Page 47 of Take It Offline

It doesn’t feel simple, but there he is, with determination in his eyes, and goddamn if it isn’t enough to make me hope.

CHAPTER 17

SISTER KNOWS BEST

CHARLIE

Isay yes. Of course I say yes. I’m a masochist, apparently, and when it comes to Emma, I’ll take every scrap I can.

“You need to be careful.”

Reese unclips Ziggy’s lead, jingling like Santa’s sleigh as she follows me into the kitchen. Pants with pockets at the knees should be illegal, but she refuses to throw them out no matter how often I’ve threatened her with breaking in and doing her the favor of burning them. At least she’s got my good taste in music.

I take the lead from her and place it on the counter. Meanwhile, the Mastiff-German Shepherd pup has already located the dog bed and toys I keep here for doggie sleepovers like this.

“Calm down, Sally Jessy Raphael. I’ll be fine.”

There’s absolutely nothing to worry about.

The key to not getting hurt? Not needing anyone. And since Emma’s only asking me because she hates me so much, I doubt it’ll be a problem.

Maybe there’s something funky in my DNA, but Emma’s anger only makes her hotter. There’s brimstone in her green eyes when she gets riled up, and if there’s one thing I’m happy to be, it’s a sinner.

I’ll eagerly enter every circle of her hell.

“It’ll get messy,” Reese says.

“It can’t. She hates me.”

She levels me with a look. “Maybe if you stopped being such a jackass to her, she’d stop saying that. If you let her see the real you?—”

Here we go again.

“Then she’d realize that you’re nothing but a giant teddy bear.”

Right. There’s a higher chance of Hollywood releasing a decent remake.

“It wouldn’t matter. She’s only doing this to get her ex back. I’m just the practice run.”

“I don’t buy it.” Reese frowns. “No way she doesn’t like you a little bit.”

It sure felt like it when we kissed. But going down that road is bound for disaster. I’m already cruising down shit highway without a map. Hoping for more would be like cutting my own damn brakes as well.

There’s only so much self-destruction I can take.

Reese casts a critical eye over the bare spaces of my apartment. “Seriously, Charlie, it’s been two years. I don’t care how you do it, but if you don’t at least get a fake plant in here by my birthday, I’m buying you every Funko pop in existence.”

“You wouldn’t.”

“Even bicycle girl,” she threatens.

Over my cold, dead body. Reese and her odd fascination with zombie movies. Ghosts, she doesn’t fuck with, but apparently cannibalistic dead people are A-okay.

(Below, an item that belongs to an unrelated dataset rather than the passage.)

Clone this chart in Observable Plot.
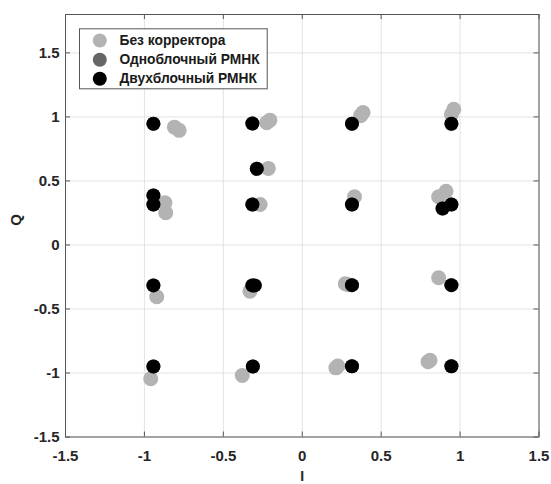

“You’re a monster,” I joke, though as I watch Ziggy sniff around the vast nothingness, I can admit that she’s not exactly wrong.

She crosses her arms over her chest. “Should I even ask why you’re doing this to yourself?”

“What’s the problem if we both get what we want?” I rummage around the kitchen for dog food so I don’t have to look at the judgment on Reese’s face. “Get in, get out, and no one gets hurt. I’m a man of limited skill, but this is one of them. I know what I’m getting myself into.”